Available data:
===============

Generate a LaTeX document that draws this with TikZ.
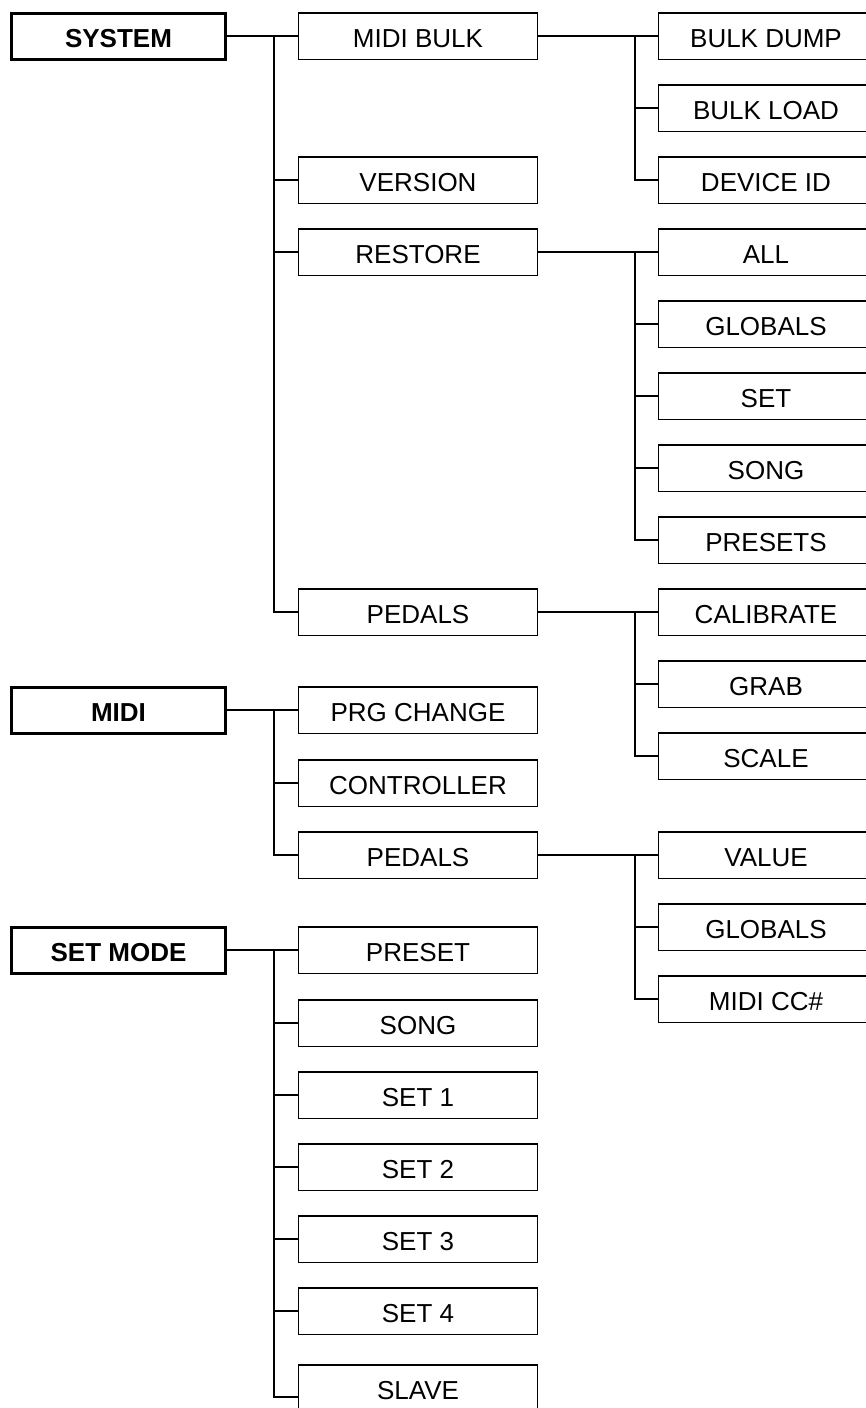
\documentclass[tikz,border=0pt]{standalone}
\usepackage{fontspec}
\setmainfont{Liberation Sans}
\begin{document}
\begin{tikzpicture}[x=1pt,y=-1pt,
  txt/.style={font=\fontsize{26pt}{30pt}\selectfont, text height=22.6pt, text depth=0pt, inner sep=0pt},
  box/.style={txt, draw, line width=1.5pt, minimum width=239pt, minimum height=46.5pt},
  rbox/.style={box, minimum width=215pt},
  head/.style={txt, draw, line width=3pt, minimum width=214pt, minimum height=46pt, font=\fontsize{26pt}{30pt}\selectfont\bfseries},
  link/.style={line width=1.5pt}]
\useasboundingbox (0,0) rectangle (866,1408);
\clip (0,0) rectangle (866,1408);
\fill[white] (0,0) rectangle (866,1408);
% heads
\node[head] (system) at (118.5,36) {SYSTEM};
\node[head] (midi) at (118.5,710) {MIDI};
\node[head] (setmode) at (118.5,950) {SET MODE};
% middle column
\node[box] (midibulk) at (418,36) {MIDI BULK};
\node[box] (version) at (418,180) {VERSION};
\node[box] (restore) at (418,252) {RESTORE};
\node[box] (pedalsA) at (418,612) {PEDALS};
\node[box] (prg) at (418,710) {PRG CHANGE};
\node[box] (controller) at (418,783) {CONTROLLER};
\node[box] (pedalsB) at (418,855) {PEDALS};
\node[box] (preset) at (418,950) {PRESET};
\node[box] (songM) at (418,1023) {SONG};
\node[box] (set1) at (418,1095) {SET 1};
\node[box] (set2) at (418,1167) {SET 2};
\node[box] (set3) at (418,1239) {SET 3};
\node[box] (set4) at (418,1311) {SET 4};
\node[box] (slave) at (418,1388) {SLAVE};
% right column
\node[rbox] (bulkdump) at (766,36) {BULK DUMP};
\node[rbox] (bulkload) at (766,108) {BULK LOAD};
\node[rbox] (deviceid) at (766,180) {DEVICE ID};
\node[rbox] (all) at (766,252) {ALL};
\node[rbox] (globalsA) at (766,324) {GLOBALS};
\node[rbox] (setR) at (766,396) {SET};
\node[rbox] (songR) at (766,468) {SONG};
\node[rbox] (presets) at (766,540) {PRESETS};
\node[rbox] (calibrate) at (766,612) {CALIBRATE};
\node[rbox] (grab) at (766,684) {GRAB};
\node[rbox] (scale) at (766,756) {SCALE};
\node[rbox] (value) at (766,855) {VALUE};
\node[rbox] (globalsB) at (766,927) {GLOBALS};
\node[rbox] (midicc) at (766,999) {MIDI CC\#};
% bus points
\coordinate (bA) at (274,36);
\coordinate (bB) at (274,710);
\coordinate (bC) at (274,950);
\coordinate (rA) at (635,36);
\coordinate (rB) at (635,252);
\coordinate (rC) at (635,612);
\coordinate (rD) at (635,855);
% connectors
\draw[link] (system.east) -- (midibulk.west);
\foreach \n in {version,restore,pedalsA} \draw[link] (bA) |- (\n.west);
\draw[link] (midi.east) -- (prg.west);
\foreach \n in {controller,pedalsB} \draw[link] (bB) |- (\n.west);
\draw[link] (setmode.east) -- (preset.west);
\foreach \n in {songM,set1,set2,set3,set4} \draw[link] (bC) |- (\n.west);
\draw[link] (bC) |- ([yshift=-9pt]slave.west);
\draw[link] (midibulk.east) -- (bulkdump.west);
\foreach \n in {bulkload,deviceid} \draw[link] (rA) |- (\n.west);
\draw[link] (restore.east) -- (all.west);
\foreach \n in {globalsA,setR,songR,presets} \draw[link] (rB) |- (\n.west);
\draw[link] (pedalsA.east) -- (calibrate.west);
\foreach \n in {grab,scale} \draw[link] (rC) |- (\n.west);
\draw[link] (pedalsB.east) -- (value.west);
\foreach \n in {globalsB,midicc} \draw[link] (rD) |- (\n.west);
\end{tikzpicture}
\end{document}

===============

Short problem: Print each line of the material above exactly, with the pictures removed from your copy.

The completed task:
Generate a LaTeX document that draws this with TikZ.
\documentclass[tikz,border=0pt]{standalone}
\usepackage{fontspec}
\setmainfont{Liberation Sans}
\begin{document}
\begin{tikzpicture}[x=1pt,y=-1pt,
  txt/.style={font=\fontsize{26pt}{30pt}\selectfont, text height=22.6pt, text depth=0pt, inner sep=0pt},
  box/.style={txt, draw, line width=1.5pt, minimum width=239pt, minimum height=46.5pt},
  rbox/.style={box, minimum width=215pt},
  head/.style={txt, draw, line width=3pt, minimum width=214pt, minimum height=46pt, font=\fontsize{26pt}{30pt}\selectfont\bfseries},
  link/.style={line width=1.5pt}]
\useasboundingbox (0,0) rectangle (866,1408);
\clip (0,0) rectangle (866,1408);
\fill[white] (0,0) rectangle (866,1408);
% heads
\node[head] (system) at (118.5,36) {SYSTEM};
\node[head] (midi) at (118.5,710) {MIDI};
\node[head] (setmode) at (118.5,950) {SET MODE};
% middle column
\node[box] (midibulk) at (418,36) {MIDI BULK};
\node[box] (version) at (418,180) {VERSION};
\node[box] (restore) at (418,252) {RESTORE};
\node[box] (pedalsA) at (418,612) {PEDALS};
\node[box] (prg) at (418,710) {PRG CHANGE};
\node[box] (controller) at (418,783) {CONTROLLER};
\node[box] (pedalsB) at (418,855) {PEDALS};
\node[box] (preset) at (418,950) {PRESET};
\node[box] (songM) at (418,1023) {SONG};
\node[box] (set1) at (418,1095) {SET 1};
\node[box] (set2) at (418,1167) {SET 2};
\node[box] (set3) at (418,1239) {SET 3};
\node[box] (set4) at (418,1311) {SET 4};
\node[box] (slave) at (418,1388) {SLAVE};
% right column
\node[rbox] (bulkdump) at (766,36) {BULK DUMP};
\node[rbox] (bulkload) at (766,108) {BULK LOAD};
\node[rbox] (deviceid) at (766,180) {DEVICE ID};
\node[rbox] (all) at (766,252) {ALL};
\node[rbox] (globalsA) at (766,324) {GLOBALS};
\node[rbox] (setR) at (766,396) {SET};
\node[rbox] (songR) at (766,468) {SONG};
\node[rbox] (presets) at (766,540) {PRESETS};
\node[rbox] (calibrate) at (766,612) {CALIBRATE};
\node[rbox] (grab) at (766,684) {GRAB};
\node[rbox] (scale) at (766,756) {SCALE};
\node[rbox] (value) at (766,855) {VALUE};
\node[rbox] (globalsB) at (766,927) {GLOBALS};
\node[rbox] (midicc) at (766,999) {MIDI CC\#};
% bus points
\coordinate (bA) at (274,36);
\coordinate (bB) at (274,710);
\coordinate (bC) at (274,950);
\coordinate (rA) at (635,36);
\coordinate (rB) at (635,252);
\coordinate (rC) at (635,612);
\coordinate (rD) at (635,855);
% connectors
\draw[link] (system.east) -- (midibulk.west);
\foreach \n in {version,restore,pedalsA} \draw[link] (bA) |- (\n.west);
\draw[link] (midi.east) -- (prg.west);
\foreach \n in {controller,pedalsB} \draw[link] (bB) |- (\n.west);
\draw[link] (setmode.east) -- (preset.west);
\foreach \n in {songM,set1,set2,set3,set4} \draw[link] (bC) |- (\n.west);
\draw[link] (bC) |- ([yshift=-9pt]slave.west);
\draw[link] (midibulk.east) -- (bulkdump.west);
\foreach \n in {bulkload,deviceid} \draw[link] (rA) |- (\n.west);
\draw[link] (restore.east) -- (all.west);
\foreach \n in {globalsA,setR,songR,presets} \draw[link] (rB) |- (\n.west);
\draw[link] (pedalsA.east) -- (calibrate.west);
\foreach \n in {grab,scale} \draw[link] (rC) |- (\n.west);
\draw[link] (pedalsB.east) -- (value.west);
\foreach \n in {globalsB,midicc} \draw[link] (rD) |- (\n.west);
\end{tikzpicture}
\end{document}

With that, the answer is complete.